> **Task details**
Write out the records beneath this line exactly as they appear, minus any images.

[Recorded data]
════
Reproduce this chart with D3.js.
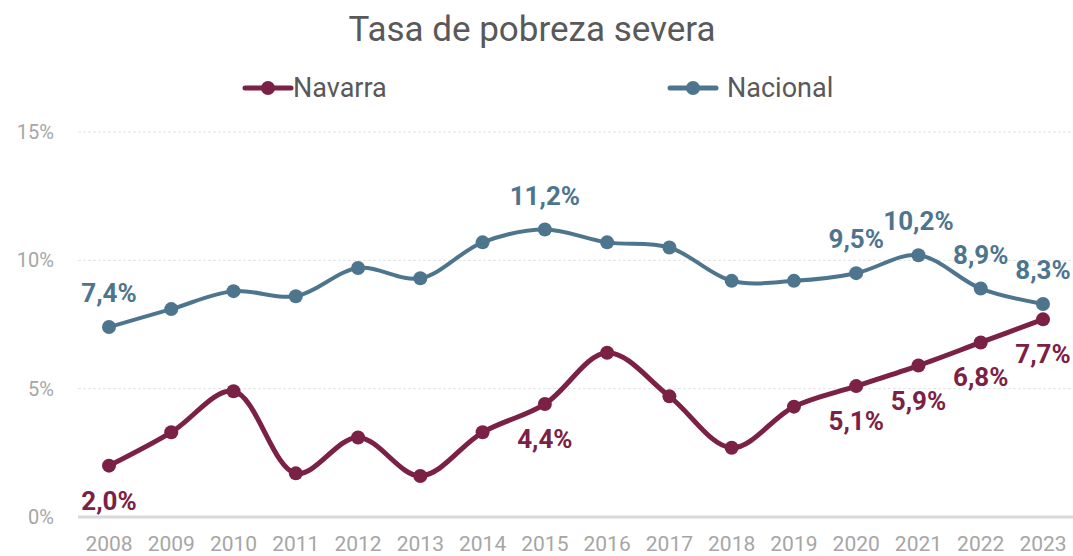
<!DOCTYPE html>
<html><head><meta charset="utf-8">
<script src="https://cdn.jsdelivr.net/npm/d3@7"></script>
<style>html,body{margin:0;padding:0;background:#fff;}svg{display:block;font-family:Roboto,"Noto Sans",sans-serif;}</style>
</head><body>
<svg id="c" width="1073" height="556"></svg>
<script>
const years = ["2008","2009","2010","2011","2012","2013","2014","2015","2016","2017","2018","2019","2020","2021","2022","2023"];
const navarra = [2.0,3.3,4.9,1.7,3.1,1.6,3.3,4.4,6.4,4.7,2.7,4.3,5.1,5.9,6.8,7.7];
const nacional = [7.4,8.1,8.8,8.6,9.7,9.3,10.7,11.2,10.7,10.5,9.2,9.2,9.5,10.2,8.9,8.3];
const labeledYears = ["2008","2015","2020","2021","2022","2023"];
const yTicks = [0,5,10,15];
const title = "Tasa de pobreza severa";

const svg = d3.select("#c");
const x = d3.scalePoint().domain(years).range([109,1043]);
const y = d3.scaleLinear().domain([0,15]).range([517,132]);
const fmt = v => d3.format(".1f")(v).replace(".", ",") + "%";

svg.append("g").selectAll("line").data(yTicks.filter(d=>d>0)).join("line")
  .attr("x1",78).attr("x2",1073).attr("y1",d=>y(d)).attr("y2",d=>y(d))
  .attr("stroke","#e3e3e3").attr("stroke-width",1).attr("stroke-dasharray","3,2");
svg.append("line").attr("x1",78).attr("x2",1073).attr("y1",y(0)).attr("y2",y(0))
  .attr("stroke","#d9d9d9").attr("stroke-width",3);

svg.append("g").selectAll("text").data(yTicks).join("text")
  .attr("x",54).attr("y",d=>y(d)+7).attr("text-anchor","end")
  .attr("font-size",20).attr("fill","#a6a6a6").text(d=>d+"%");
svg.append("g").selectAll("text").data(years).join("text")
  .attr("x",d=>x(d)).attr("y",551).attr("text-anchor","middle")
  .attr("font-size",21).attr("fill","#a6a6a6").text(d=>d);

svg.append("text").attr("x",532).attr("y",41).attr("text-anchor","middle")
  .attr("font-size",35).attr("fill","#595959").text(title);

const series = [
  {name:"Navarra", values:navarra, color:"#7b2146", width:5, pos:"below"},
  {name:"Nacional", values:nacional, color:"#4e758e", width:4, pos:"above"}
];
const line = d3.line().x((d,i)=>x(years[i])).y(d=>y(d)).curve(d3.curveCatmullRom.alpha(0.5));

series.slice().reverse().forEach(s=>{
  const g = svg.append("g");
  g.append("path").attr("d",line(s.values)).attr("fill","none")
    .attr("stroke",s.color).attr("stroke-width",s.width).attr("stroke-linecap","round");
  g.selectAll("circle").data(s.values).join("circle")
    .attr("cx",(d,i)=>x(years[i])).attr("cy",d=>y(d)).attr("r",7).attr("fill",s.color);
  g.selectAll("text").data(s.values.map((v,i)=>({v,yr:years[i]})).filter(d=>labeledYears.includes(d.yr))).join("text")
    .attr("x",d=>x(d.yr)).attr("y",d=>y(d.v)+(s.pos==="below"?44:-25))
    .attr("text-anchor","middle").attr("font-size",26).attr("font-weight","bold")
    .attr("fill",s.color).text(d=>fmt(d.v));
});

const leg = [{s:series[0], x0:245, tx:293},{s:series[1], x0:670, tx:727}];
leg.forEach(l=>{
  const g = svg.append("g");
  g.append("line").attr("x1",l.x0).attr("x2",l.x0+46).attr("y1",88).attr("y2",88)
    .attr("stroke",l.s.color).attr("stroke-width",5).attr("stroke-linecap","round");
  g.append("circle").attr("cx",l.x0+23).attr("cy",88).attr("r",7).attr("fill",l.s.color);
  g.append("text").attr("x",l.tx).attr("y",97).attr("font-size",27).attr("fill","#595959").text(l.s.name);
});
</script>
</body></html>
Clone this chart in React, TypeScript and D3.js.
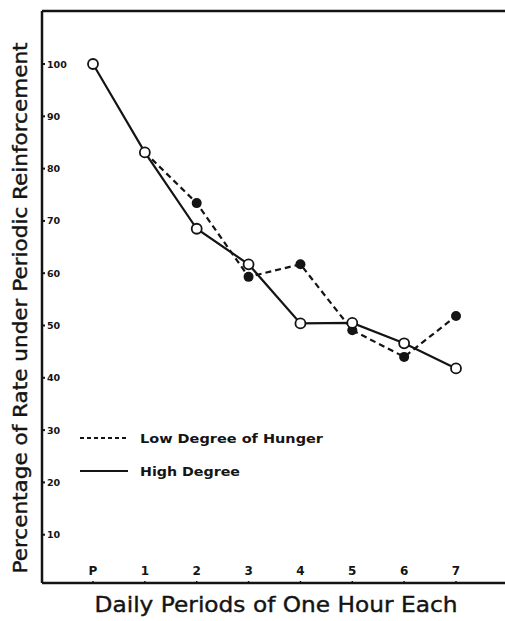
════
> **Response below**
Reproduce this chart with D3.js.
<!DOCTYPE html>
<html><head><meta charset="utf-8">
<script src="https://cdn.jsdelivr.net/npm/d3@7"></script>
<style>html,body{margin:0;padding:0;background:#fff;}svg{display:block;font-family:Roboto,"Noto Sans",sans-serif;}</style>
</head><body>
<svg id="c" width="1073" height="556"></svg>
<script>
const years = ["2008","2009","2010","2011","2012","2013","2014","2015","2016","2017","2018","2019","2020","2021","2022","2023"];
const navarra = [2.0,3.3,4.9,1.7,3.1,1.6,3.3,4.4,6.4,4.7,2.7,4.3,5.1,5.9,6.8,7.7];
const nacional = [7.4,8.1,8.8,8.6,9.7,9.3,10.7,11.2,10.7,10.5,9.2,9.2,9.5,10.2,8.9,8.3];
const labeledYears = ["2008","2015","2020","2021","2022","2023"];
const yTicks = [0,5,10,15];
const title = "Tasa de pobreza severa";

const svg = d3.select("#c");
const x = d3.scalePoint().domain(years).range([109,1043]);
const y = d3.scaleLinear().domain([0,15]).range([517,132]);
const fmt = v => d3.format(".1f")(v).replace(".", ",") + "%";

svg.append("g").selectAll("line").data(yTicks.filter(d=>d>0)).join("line")
  .attr("x1",78).attr("x2",1073).attr("y1",d=>y(d)).attr("y2",d=>y(d))
  .attr("stroke","#e3e3e3").attr("stroke-width",1).attr("stroke-dasharray","3,2");
svg.append("line").attr("x1",78).attr("x2",1073).attr("y1",y(0)).attr("y2",y(0))
  .attr("stroke","#d9d9d9").attr("stroke-width",3);

svg.append("g").selectAll("text").data(yTicks).join("text")
  .attr("x",54).attr("y",d=>y(d)+7).attr("text-anchor","end")
  .attr("font-size",20).attr("fill","#a6a6a6").text(d=>d+"%");
svg.append("g").selectAll("text").data(years).join("text")
  .attr("x",d=>x(d)).attr("y",551).attr("text-anchor","middle")
  .attr("font-size",21).attr("fill","#a6a6a6").text(d=>d);

svg.append("text").attr("x",532).attr("y",41).attr("text-anchor","middle")
  .attr("font-size",35).attr("fill","#595959").text(title);

const series = [
  {name:"Navarra", values:navarra, color:"#7b2146", width:5, pos:"below"},
  {name:"Nacional", values:nacional, color:"#4e758e", width:4, pos:"above"}
];
const line = d3.line().x((d,i)=>x(years[i])).y(d=>y(d)).curve(d3.curveCatmullRom.alpha(0.5));

series.slice().reverse().forEach(s=>{
  const g = svg.append("g");
  g.append("path").attr("d",line(s.values)).attr("fill","none")
    .attr("stroke",s.color).attr("stroke-width",s.width).attr("stroke-linecap","round");
  g.selectAll("circle").data(s.values).join("circle")
    .attr("cx",(d,i)=>x(years[i])).attr("cy",d=>y(d)).attr("r",7).attr("fill",s.color);
  g.selectAll("text").data(s.values.map((v,i)=>({v,yr:years[i]})).filter(d=>labeledYears.includes(d.yr))).join("text")
    .attr("x",d=>x(d.yr)).attr("y",d=>y(d.v)+(s.pos==="below"?44:-25))
    .attr("text-anchor","middle").attr("font-size",26).attr("font-weight","bold")
    .attr("fill",s.color).text(d=>fmt(d.v));
});

const leg = [{s:series[0], x0:245, tx:293},{s:series[1], x0:670, tx:727}];
leg.forEach(l=>{
  const g = svg.append("g");
  g.append("line").attr("x1",l.x0).attr("x2",l.x0+46).attr("y1",88).attr("y2",88)
    .attr("stroke",l.s.color).attr("stroke-width",5).attr("stroke-linecap","round");
  g.append("circle").attr("cx",l.x0+23).attr("cy",88).attr("r",7).attr("fill",l.s.color);
  g.append("text").attr("x",l.tx).attr("y",97).attr("font-size",27).attr("fill","#595959").text(l.s.name);
});
</script>
</body></html>
Clone this chart in React, TypeScript and D3.js.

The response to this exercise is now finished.